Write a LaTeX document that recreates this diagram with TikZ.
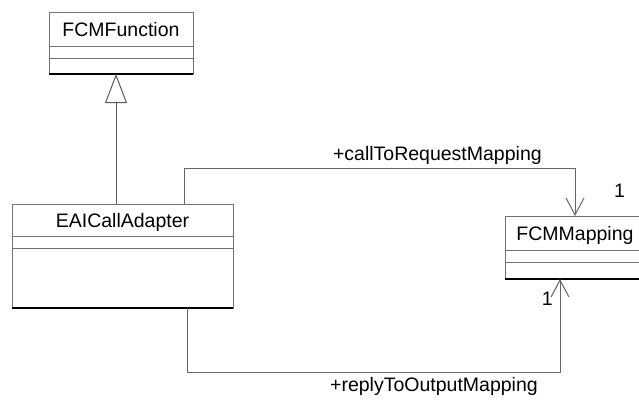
\documentclass[tikz,border=0pt]{standalone}
\usepackage{fontspec}
\setmainfont{Liberation Sans}
\usepackage{tikz}
\usetikzlibrary{arrows.meta,positioning}

\begin{document}
\begin{tikzpicture}[
        x=1pt, y=-1pt,
        node distance=0pt,
        classname/.style={rectangle, draw=black!55, line width=1pt, inner sep=0pt, outer sep=0pt, text height=14pt, text depth=0pt, font=\fontsize{19.5}{23}\selectfont},
        compartment/.style={rectangle, draw=black!55, line width=1pt, inner sep=0pt, outer sep=0pt},
        bottomedge/.style={draw=black, line width=1.6pt},
        inherit/.style={draw=black!65, line width=1pt, -{Triangle[open, length=29pt, width=22pt, line width=1pt]}},
        assoc/.style={draw=black!60, line width=1pt, -{Straight Barb[length=17pt, width=18pt, line width=1pt]}},
        role/.style={inner sep=0pt, font=\fontsize{19.5}{23}\selectfont},
        ]
        \useasboundingbox (0,0) rectangle (639,402);

        % Superclass
        \node[classname, minimum width=144pt, minimum height=34pt] (fcmfunc) at (121,29) {FCMFunction};
        \node[compartment, minimum width=144pt, minimum height=12pt, below=of fcmfunc] (fcmfuncattr) {};
        \node[compartment, minimum width=144pt, minimum height=16pt, below=of fcmfuncattr] (fcmfuncops) {};
        \draw[bottomedge] (fcmfuncops.south west) -- (fcmfuncops.south east);

        % Adapter class
        \node[classname, minimum width=221pt, minimum height=32pt] (eai) at (122.5,220) {EAICallAdapter};
        \node[compartment, minimum width=221pt, minimum height=12pt, below=of eai] (eaiattr) {};
        \node[compartment, minimum width=221pt, minimum height=60pt, below=of eaiattr] (eaiops) {};
        \draw[bottomedge] (eaiops.south west) -- (eaiops.south east);

        % Mapping class
        \node[classname, minimum width=140pt, minimum height=34pt] (fcmmap) at (575,233) {FCMMapping};
        \node[compartment, minimum width=140pt, minimum height=12pt, below=of fcmmap] (fcmmapattr) {};
        \node[compartment, minimum width=140pt, minimum height=17pt, below=of fcmmapattr] (fcmmapops) {};
        \draw[bottomedge] (fcmmapops.south west) -- (fcmmapops.south east);

        % Generalization
        \coordinate (fcmtip) at ([xshift=-5pt]fcmfuncops.south);
        \draw[inherit] (eai.north -| fcmtip) -- (fcmtip);

        % Associations
        \draw[assoc] ([xshift=61.5pt]eai.north) -- ++(0,-36) -| (fcmmap.north)
            node[role, pos=0.324, above=3pt] (callrole) {+callToRequestMapping};
        \node[role, above right=18pt and 39pt of fcmmap.north] (callmult) {1};

        \draw[assoc] ([xshift=64.5pt]eaiops.south) -- ++(0,64) -| ([xshift=-15pt]fcmmapops.south)
            node[role, pos=0.331, below=5pt] (replyrole) {+replyToOutputMapping};
        \node[role, below left=13pt and 22pt of fcmmapops.south] (replymult) {1};

    \end{tikzpicture}
\end{document}
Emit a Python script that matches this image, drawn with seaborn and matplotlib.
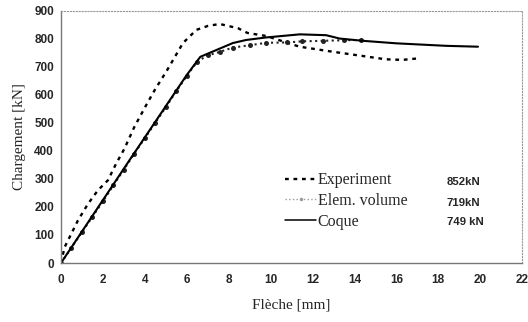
import pandas as pd
import seaborn as sns
import matplotlib.pyplot as plt

# Courbes charge-fleche
exp_x = [0, 0.17, 0.41, 0.81, 1.29, 1.76, 2.24, 2.63, 3.03, 3.5, 4.06, 4.5, 5.03, 5.82,
         6.46, 7.01, 7.57, 8.44, 8.9, 9.8, 11.38, 12.97, 14.1, 15.5, 16.3, 17.0]
exp_y = [0, 56, 92, 152, 211, 259, 295, 354, 408, 485, 562, 620, 683, 784,
         831, 845, 852, 837, 820, 809, 771, 753, 741, 726, 724, 729]

vol_x = [0, 0.5, 1.0, 1.5, 2.0, 2.5, 3.0, 3.5, 4.0, 4.5, 5.0, 5.5, 6.0, 6.5,
         7.0, 7.6, 8.2, 9.0, 9.8, 10.8, 11.5, 12.5, 13.5, 14.3]
vol_y = [0, 55, 110, 165, 220, 277, 333, 390, 445, 500, 555, 612, 667, 718,
         740, 753, 768, 776, 785, 786, 790, 792, 794, 795]

coq_x = [0, 3.3, 6.0, 6.65, 7.41, 8.2, 8.84, 9.8, 11.4, 12.65, 13.3, 14.4, 16.0, 18.4, 19.9]
coq_y = [0, 370, 670, 735, 759, 784, 795, 804, 815, 812, 800, 792, 783, 774, 771]

labels = ["Experiment", "Elem. volume", "Coque"]
peaks = ["852kN", "719kN", "749 kN"]

sns.set_style("white")
plt.rcParams["font.family"] = ["Liberation Serif", "DejaVu Serif"]

fig = plt.figure(figsize=(5.28, 3.22), dpi=100)
ax = fig.add_axes([61 / 528, 1 - 263 / 322, 461 / 528, 252.5 / 322])

sns.lineplot(x=exp_x, y=exp_y, ax=ax, sort=False, estimator=None, color="black",
             linestyle=(0, (1.6, 2.0)), linewidth=1.7, label=labels[0])
sns.lineplot(x=vol_x, y=vol_y, ax=ax, sort=False, estimator=None, color="#222222",
             linestyle=":", linewidth=1.5, marker="o", markersize=3.6,
             markeredgewidth=0, label=labels[1])
sns.lineplot(x=coq_x, y=coq_y, ax=ax, sort=False, estimator=None, color="black",
             linewidth=1.5, label=labels[2])

ax.set_xlim(0, 22)
ax.set_ylim(0, 900)
ax.set_xticks(range(0, 23, 2))
ax.set_yticks(range(0, 901, 100))

for lab in ax.get_xticklabels() + ax.get_yticklabels():
    lab.set_family(["Liberation Sans", "DejaVu Sans"])
    lab.set_fontweight("bold")
    lab.set_fontsize(8.5)

ax.tick_params(axis="x", direction="in", length=3, color="#888888", pad=8)
ax.tick_params(axis="y", direction="out", length=3, color="#888888", pad=2)

for side in ["left", "bottom"]:
    ax.spines[side].set_color("#777777")
    ax.spines[side].set_linewidth(1.0)
for side in ["top", "right"]:
    ax.spines[side].set_color("#999999")
    ax.spines[side].set_linewidth(0.8)
    ax.spines[side].set_linestyle(":")

ax.set_xlabel("Flèche [mm]", fontsize=11, labelpad=9)
ax.set_ylabel("Chargement [kN]", fontsize=11, labelpad=6)

leg = ax.legend(loc="upper left", bbox_to_anchor=(0.486, 0.36), frameon=False,
                fontsize=11.5, handlelength=1.95, handletextpad=0.1,
                labelspacing=0.3, borderaxespad=0, borderpad=0)
# the volume handle is drawn light grey in the original legend
leg.legend_handles[1].set_color("#9a9a9a")
leg.legend_handles[1].set_linewidth(1.0)
leg.legend_handles[1].set_markersize(2.5)
leg.legend_handles[2].set_linewidth(1.1)

for i, (p, yf) in enumerate(zip(peaks, [0.321, 0.238, 0.162])):
    ax.text(0.837, yf, p, transform=ax.transAxes,
            fontsize=8.2, fontweight="bold",
            family=["Liberation Sans", "DejaVu Sans"], va="center")

fig.savefig("out.png", dpi=100)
--------
Your task is to return the entries above exactly, with no pictures.

• **WRITTEN SOLUTION**
Write a LaTeX document that recreates this diagram with TikZ.
\documentclass[tikz,border=0pt]{standalone}
\usepackage{fontspec}
\setmainfont{Liberation Sans}
\usepackage{tikz}
\usetikzlibrary{arrows.meta,positioning}

\begin{document}
\begin{tikzpicture}[
        x=1pt, y=-1pt,
        node distance=0pt,
        classname/.style={rectangle, draw=black!55, line width=1pt, inner sep=0pt, outer sep=0pt, text height=14pt, text depth=0pt, font=\fontsize{19.5}{23}\selectfont},
        compartment/.style={rectangle, draw=black!55, line width=1pt, inner sep=0pt, outer sep=0pt},
        bottomedge/.style={draw=black, line width=1.6pt},
        inherit/.style={draw=black!65, line width=1pt, -{Triangle[open, length=29pt, width=22pt, line width=1pt]}},
        assoc/.style={draw=black!60, line width=1pt, -{Straight Barb[length=17pt, width=18pt, line width=1pt]}},
        role/.style={inner sep=0pt, font=\fontsize{19.5}{23}\selectfont},
        ]
        \useasboundingbox (0,0) rectangle (639,402);

        % Superclass
        \node[classname, minimum width=144pt, minimum height=34pt] (fcmfunc) at (121,29) {FCMFunction};
        \node[compartment, minimum width=144pt, minimum height=12pt, below=of fcmfunc] (fcmfuncattr) {};
        \node[compartment, minimum width=144pt, minimum height=16pt, below=of fcmfuncattr] (fcmfuncops) {};
        \draw[bottomedge] (fcmfuncops.south west) -- (fcmfuncops.south east);

        % Adapter class
        \node[classname, minimum width=221pt, minimum height=32pt] (eai) at (122.5,220) {EAICallAdapter};
        \node[compartment, minimum width=221pt, minimum height=12pt, below=of eai] (eaiattr) {};
        \node[compartment, minimum width=221pt, minimum height=60pt, below=of eaiattr] (eaiops) {};
        \draw[bottomedge] (eaiops.south west) -- (eaiops.south east);

        % Mapping class
        \node[classname, minimum width=140pt, minimum height=34pt] (fcmmap) at (575,233) {FCMMapping};
        \node[compartment, minimum width=140pt, minimum height=12pt, below=of fcmmap] (fcmmapattr) {};
        \node[compartment, minimum width=140pt, minimum height=17pt, below=of fcmmapattr] (fcmmapops) {};
        \draw[bottomedge] (fcmmapops.south west) -- (fcmmapops.south east);

        % Generalization
        \coordinate (fcmtip) at ([xshift=-5pt]fcmfuncops.south);
        \draw[inherit] (eai.north -| fcmtip) -- (fcmtip);

        % Associations
        \draw[assoc] ([xshift=61.5pt]eai.north) -- ++(0,-36) -| (fcmmap.north)
            node[role, pos=0.324, above=3pt] (callrole) {+callToRequestMapping};
        \node[role, above right=18pt and 39pt of fcmmap.north] (callmult) {1};

        \draw[assoc] ([xshift=64.5pt]eaiops.south) -- ++(0,64) -| ([xshift=-15pt]fcmmapops.south)
            node[role, pos=0.331, below=5pt] (replyrole) {+replyToOutputMapping};
        \node[role, below left=13pt and 22pt of fcmmapops.south] (replymult) {1};

    \end{tikzpicture}
\end{document}
Emit a Python script that matches this image, drawn with seaborn and matplotlib.
import pandas as pd
import seaborn as sns
import matplotlib.pyplot as plt

# Courbes charge-fleche
exp_x = [0, 0.17, 0.41, 0.81, 1.29, 1.76, 2.24, 2.63, 3.03, 3.5, 4.06, 4.5, 5.03, 5.82,
         6.46, 7.01, 7.57, 8.44, 8.9, 9.8, 11.38, 12.97, 14.1, 15.5, 16.3, 17.0]
exp_y = [0, 56, 92, 152, 211, 259, 295, 354, 408, 485, 562, 620, 683, 784,
         831, 845, 852, 837, 820, 809, 771, 753, 741, 726, 724, 729]

vol_x = [0, 0.5, 1.0, 1.5, 2.0, 2.5, 3.0, 3.5, 4.0, 4.5, 5.0, 5.5, 6.0, 6.5,
         7.0, 7.6, 8.2, 9.0, 9.8, 10.8, 11.5, 12.5, 13.5, 14.3]
vol_y = [0, 55, 110, 165, 220, 277, 333, 390, 445, 500, 555, 612, 667, 718,
         740, 753, 768, 776, 785, 786, 790, 792, 794, 795]

coq_x = [0, 3.3, 6.0, 6.65, 7.41, 8.2, 8.84, 9.8, 11.4, 12.65, 13.3, 14.4, 16.0, 18.4, 19.9]
coq_y = [0, 370, 670, 735, 759, 784, 795, 804, 815, 812, 800, 792, 783, 774, 771]

labels = ["Experiment", "Elem. volume", "Coque"]
peaks = ["852kN", "719kN", "749 kN"]

sns.set_style("white")
plt.rcParams["font.family"] = ["Liberation Serif", "DejaVu Serif"]

fig = plt.figure(figsize=(5.28, 3.22), dpi=100)
ax = fig.add_axes([61 / 528, 1 - 263 / 322, 461 / 528, 252.5 / 322])

sns.lineplot(x=exp_x, y=exp_y, ax=ax, sort=False, estimator=None, color="black",
             linestyle=(0, (1.6, 2.0)), linewidth=1.7, label=labels[0])
sns.lineplot(x=vol_x, y=vol_y, ax=ax, sort=False, estimator=None, color="#222222",
             linestyle=":", linewidth=1.5, marker="o", markersize=3.6,
             markeredgewidth=0, label=labels[1])
sns.lineplot(x=coq_x, y=coq_y, ax=ax, sort=False, estimator=None, color="black",
             linewidth=1.5, label=labels[2])

ax.set_xlim(0, 22)
ax.set_ylim(0, 900)
ax.set_xticks(range(0, 23, 2))
ax.set_yticks(range(0, 901, 100))

for lab in ax.get_xticklabels() + ax.get_yticklabels():
    lab.set_family(["Liberation Sans", "DejaVu Sans"])
    lab.set_fontweight("bold")
    lab.set_fontsize(8.5)

ax.tick_params(axis="x", direction="in", length=3, color="#888888", pad=8)
ax.tick_params(axis="y", direction="out", length=3, color="#888888", pad=2)

for side in ["left", "bottom"]:
    ax.spines[side].set_color("#777777")
    ax.spines[side].set_linewidth(1.0)
for side in ["top", "right"]:
    ax.spines[side].set_color("#999999")
    ax.spines[side].set_linewidth(0.8)
    ax.spines[side].set_linestyle(":")

ax.set_xlabel("Flèche [mm]", fontsize=11, labelpad=9)
ax.set_ylabel("Chargement [kN]", fontsize=11, labelpad=6)

leg = ax.legend(loc="upper left", bbox_to_anchor=(0.486, 0.36), frameon=False,
                fontsize=11.5, handlelength=1.95, handletextpad=0.1,
                labelspacing=0.3, borderaxespad=0, borderpad=0)
# the volume handle is drawn light grey in the original legend
leg.legend_handles[1].set_color("#9a9a9a")
leg.legend_handles[1].set_linewidth(1.0)
leg.legend_handles[1].set_markersize(2.5)
leg.legend_handles[2].set_linewidth(1.1)

for i, (p, yf) in enumerate(zip(peaks, [0.321, 0.238, 0.162])):
    ax.text(0.837, yf, p, transform=ax.transAxes,
            fontsize=8.2, fontweight="bold",
            family=["Liberation Sans", "DejaVu Sans"], va="center")

fig.savefig("out.png", dpi=100)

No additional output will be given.